When Oprah devoted not one, but two shows to The Secret, she propelled it to the top of virtually every bestseller list, bringing something that was already a subcultural hit squarely into the mainstream.

Now The Secret promises to do more than enrich Simon & Schuster and author Rhonda Byrne (or readers who apply its principles). Joel Fotinos, director of religious publishing for the Penguin Group and publisher for its Tarcher imprint, compares the Secret phenomenon to The Da Vinci Code: "It came out of nowhere, and its sales are lifting up an entire genre of books."

Fotinos calls The Secret a "Cliff's Notes for New Thought," the 19th-century movement with roots in Christian Science and Ralph Waldo Emerson that has inspired many authors over the past century. Both Tarcher and Inner Traditions are publishing new editions of The Scienceof Getting Rich, the 1910 book by Wallace Wattles that Rhonda Byrne credits with inspiring her to make The Secret movie that led to the book (PWDaily, Mar. 6). Tarcher's edition (50,000 first printing) will be part of its Tarcher Success Classics line, which also includes titles by Dale Carnegie and Napoleon Hill.

Tarcher also publishes the works of Ernest Holmes—founder of Religious Science, a New Thought denomination—including his seminal work The Science of Mind, first published in 1938. Fotinos himself is a Religious Science minister—he co-founded and co-leads a church in Manhattan. "When something like The Secret comes out I want to read every book on the same topic," he says. "We're going to find all the other people like me out in the world and make sure they know about our books."

As for criticism of The Secret, Fotinos notes, "It's like any religion—there's a shallow end and a deep end. The shallow end here is that it appeals to greed and consumerism. But on the deep end, it teaches that I alone am responsible for my life and for what I can give to the world, not just get. There is a power for good, and it can use you if you find the greatness within."

Many titles in The Secret's vein were enjoying healthy sales before it was published, like The Attractor Factor (Wiley) by Joe Vitale, one of those quoted in the book. Absent from The Secret were the husband and wife team of Esther and Jerry Hicks, perhaps the premier teachers of the law of attraction and authors of several successful books, including Ask and It Is Given (2004) and The Amazing Power of Deliberate Intent and The Law of Attraction (both 2006; all from Hay House).

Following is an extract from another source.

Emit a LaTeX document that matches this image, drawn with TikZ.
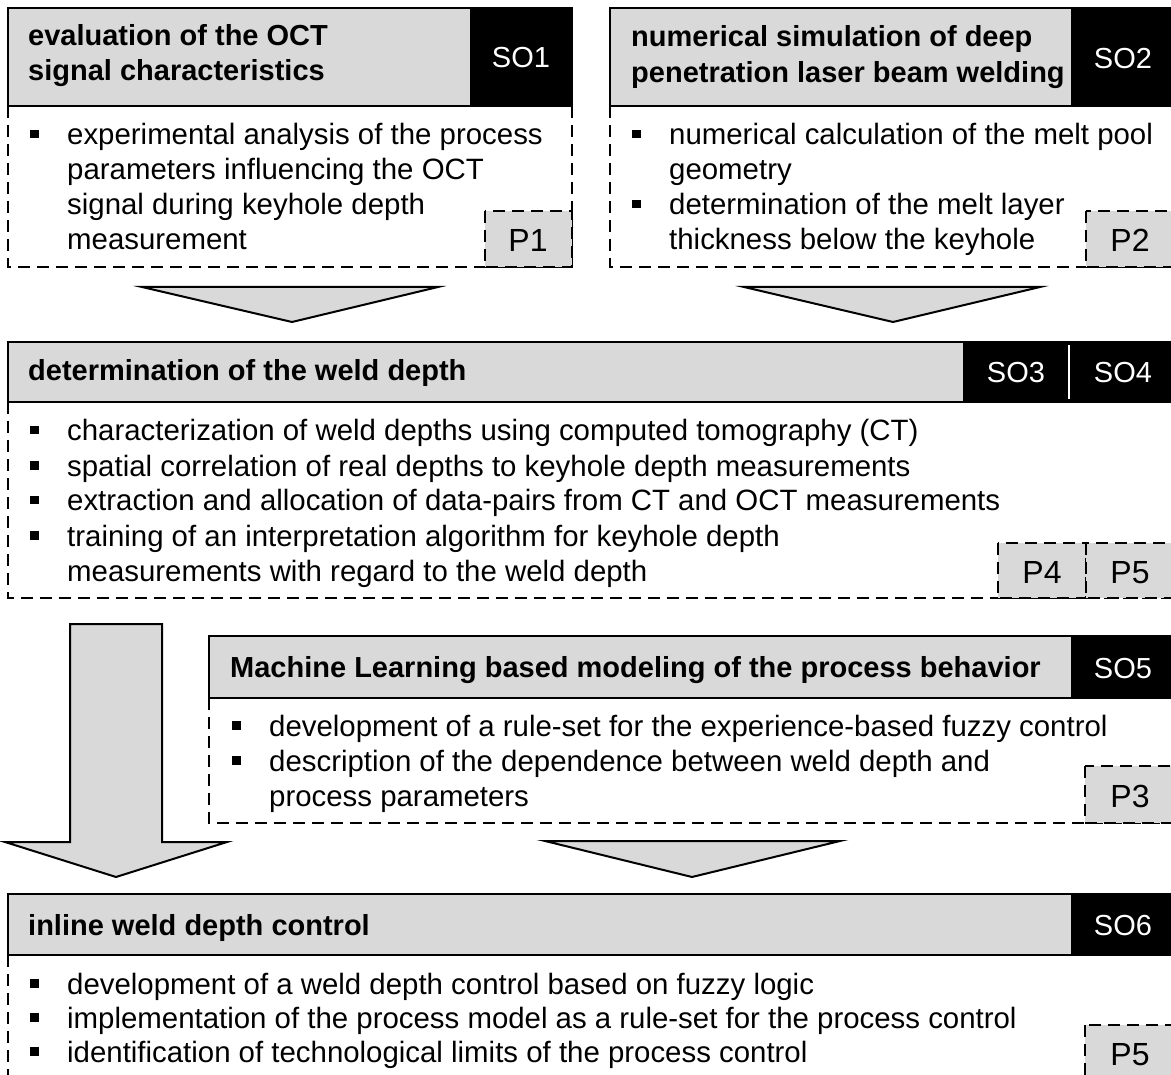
\documentclass[tikz,border=0pt]{standalone}
\usepackage{fontspec}
\setmainfont{Liberation Sans}
\definecolor{hdr}{RGB}{217,217,217}
\tikzset{
  hdrbox/.style={draw=black, line width=2pt, fill=hdr},
  sofill/.style={fill=black},
  bodyline/.style={draw=black, line width=1.8pt, dash pattern=on 12pt off 7pt},
  pbox/.style={draw=black, line width=1.8pt, dash pattern=on 12pt off 7pt, fill=hdr},
  blockarrow/.style={draw=black, line width=2pt, fill=hdr, line join=miter},
  title/.style={font=\fontsize{29}{35}\selectfont\bfseries, anchor=base west, inner sep=0pt},
  sotext/.style={font=\fontsize{29}{35}\selectfont, text=white, anchor=base, inner sep=0pt},
  ptext/.style={font=\fontsize{32}{35}\selectfont, anchor=base, inner sep=0pt},
  item/.style={font=\fontsize{29.4}{35}\selectfont, anchor=base west, inner sep=0pt},
}
\newcommand\bitem{\makebox[37pt][l]{\rule[6.5pt]{8.5pt}{8.5pt}}}
\newcommand\bcont{\hspace*{37pt}}
\begin{document}
\begin{tikzpicture}[x=1pt,y=-1pt]
\useasboundingbox (0,0) rectangle (1171,1075);

% ---------- SO1: OCT signal characteristics ----------
\draw[bodyline] (8,106) -- (8,267) -- (572,267) -- (572,106);
\draw[pbox] (485,211) rectangle (572,267);
\draw[hdrbox] (8,8) rectangle (572,106);
\fill[sofill] (470,8) rectangle (573,107);
\node[title] (t1a) at (28,46) {evaluation of the OCT};
\node[title] (t1b) at (28,81) {signal characteristics};
\node[sotext] (so1) at (521,68) {SO1};
\node[item] (l1a) at (30,145) {\bitem experimental analysis of the process};
\node[item] (l1b) at (30,180) {\bcont parameters influencing the OCT};
\node[item] (l1c) at (30,215) {\bcont signal during keyhole depth};
\node[item] (l1d) at (30,250) {\bcont measurement};
\node[ptext] (p1) at (528,252) {P1};

% ---------- SO2: numerical simulation ----------
\draw[bodyline] (610,106) -- (610,267) -- (1175,267) -- (1175,106);
\draw[pbox] (1086,211) rectangle (1175,267);
\draw[hdrbox] (610,8) rectangle (1175,106);
\fill[sofill] (1071,8) rectangle (1176,107);
\node[title] (t2a) at (631,47) {numerical simulation of deep};
\node[title] (t2b) at (631,83) {penetration laser beam welding};
\node[sotext] (so2) at (1123,69) {SO2};
\node[item] (l2a) at (632,145) {\bitem numerical calculation of the melt pool};
\node[item] (l2b) at (632,180) {\bcont geometry};
\node[item] (l2c) at (632,215) {\bitem determination of the melt layer};
\node[item] (l2d) at (632,250) {\bcont thickness below the keyhole};
\node[ptext] (p2) at (1130,252) {P2};

% ---------- arrows into SO3/SO4 ----------
\coordinate (a1l) at (142,287); \coordinate (a1r) at (438,287); \coordinate (a1t) at (292,322);
\coordinate (a2l) at (744,287); \coordinate (a2r) at (1040,287); \coordinate (a2t) at (893,322);
\draw[blockarrow] (a1l) -- (a1r) -- (a1t) -- cycle;
\draw[blockarrow] (a2l) -- (a2r) -- (a2t) -- cycle;

% ---------- SO3/SO4: weld depth ----------
\draw[bodyline] (8,402) -- (8,598) -- (1175,598);
\draw[pbox] (998,543) rectangle (1086,598);
\draw[pbox] (1086,543) rectangle (1175,598);
\draw[hdrbox] (8,342) rectangle (1175,402);
\fill[sofill] (963,342) rectangle (1176,403);
\draw[white, line width=2pt] (1069,345) -- (1069,399);
\node[title] (t3) at (28,381) {determination of the weld depth};
\node[sotext] (so3) at (1016,383) {SO3};
\node[sotext] (so4) at (1123,383) {SO4};
\node[item] (l3a) at (30,441) {\bitem characterization of weld depths using computed tomography (CT)};
\node[item] (l3b) at (30,476) {\bitem spatial correlation of real depths to keyhole depth measurements};
\node[item] (l3c) at (30,511) {\bitem extraction and allocation of data-pairs from CT and OCT measurements};
\node[item] (l3d) at (30,546) {\bitem training of an interpretation algorithm for keyhole depth};
\node[item] (l3e) at (30,581) {\bcont measurements with regard to the weld depth};
\node[ptext] (p4) at (1042,583) {P4};
\node[ptext] (p5a) at (1130,583) {P5};

% ---------- long arrow down to SO6 ----------
\draw[blockarrow] (70,624) -- (162,624) -- (162,842) -- (227,842) -- (116,877)
  -- (5,842) -- (70,842) -- cycle;

% ---------- SO5: machine learning ----------
\draw[bodyline] (209,698) -- (209,823) -- (1175,823);
\draw[pbox] (1085,766) rectangle (1175,823);
\draw[hdrbox] (209,636) rectangle (1175,698);
\fill[sofill] (1071,636) rectangle (1176,699);
\node[title] (t5) at (230,677) {Machine Learning based modeling of the process behavior};
\node[sotext] (so5) at (1123,678) {SO5};
\node[item] (l5a) at (232,736) {\bitem development of a rule-set for the experience-based fuzzy control};
\node[item] (l5b) at (232,771) {\bitem description of the dependence between weld depth and};
\node[item] (l5c) at (232,806) {\bcont process parameters};
\node[ptext] (p3) at (1130,807) {P3};

% ---------- arrow from SO5 to SO6 ----------
\coordinate (a3l) at (545,841); \coordinate (a3r) at (840,841); \coordinate (a3t) at (692,877);
\draw[blockarrow] (a3l) -- (a3r) -- (a3t) -- cycle;

% ---------- SO6: inline control ----------
\draw[bodyline] (8,955) -- (8,1090);
\draw[pbox] (1085,1025) rectangle (1175,1095);
\draw[hdrbox] (8,894) rectangle (1175,955);
\fill[sofill] (1071,894) rectangle (1176,956);
\node[title] (t6) at (28,935) {inline weld depth control};
\node[sotext] (so6) at (1123,935) {SO6};
\node[item] (l6a) at (30,994) {\bitem development of a weld depth control based on fuzzy logic};
\node[item] (l6b) at (30,1028) {\bitem implementation of the process model as a rule-set for the process control};
\node[item] (l6c) at (30,1062) {\bitem identification of technological limits of the process control};
\node[ptext] (p5b) at (1130,1065) {P5};
\end{tikzpicture}
\end{document}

On February 25 the New York Times reported on a conflict between Byrne and the Hickses over the movie version of The Secret. The Hickses have been teaching the principles of the law of attraction for more than 20 years and claim not to have read or been influenced by New Thought teachers. (Esther Hicks channels an entity called Abraham, who does the actual teaching.) Prominently featured in the first version of the movie, the Hickses were the only teachers who were paid for their participation. But they demanded to be edited out of the second version because, they say, of unhappiness over how Byrne represented them.

Reid Tracy, president of Hay House, says the press doesn't have to change its plans in order to capitalize on The Secret phenomenon—the company will publish five more Hicks books in the next four years. (Hay House also published Wayne Dyer's The Power of Intention, which Tracy says has sold one million copies since 2004.)

The Hicks books "sold well" before The Secret, notes Tracy—Ask and It Is Given (2004) had sold 200,000 copies by the end of 2005 and 100,000 more in 2006—but after Oprah's shows, Ask and It Is Given sold 144,000 in February alone. One surprise success for Hay House in the wake of The Secret has been Sandra Anne Taylor's Quantum Success. Published last March, the book sold only 5,000 copies in 2006, but has sold 40,000 so far this year.

What of Atria itself? Are there plans to extend The Secret brand or to try to duplicate the publisher's own success? Judith Curr, executive v-p of Atria, told PW it was too soon to talk about that. "It will be up to the author, and it will be very important to keep the integrity of the message intact. We haven't yet sold near as many as we are going to." With an astounding 3.75 million copies in print in English, Atria is bringing out a Spanish-language edition this summer ("it's very multicultural in its appeal," Curr points out), and "it's now in 22 countries and counting."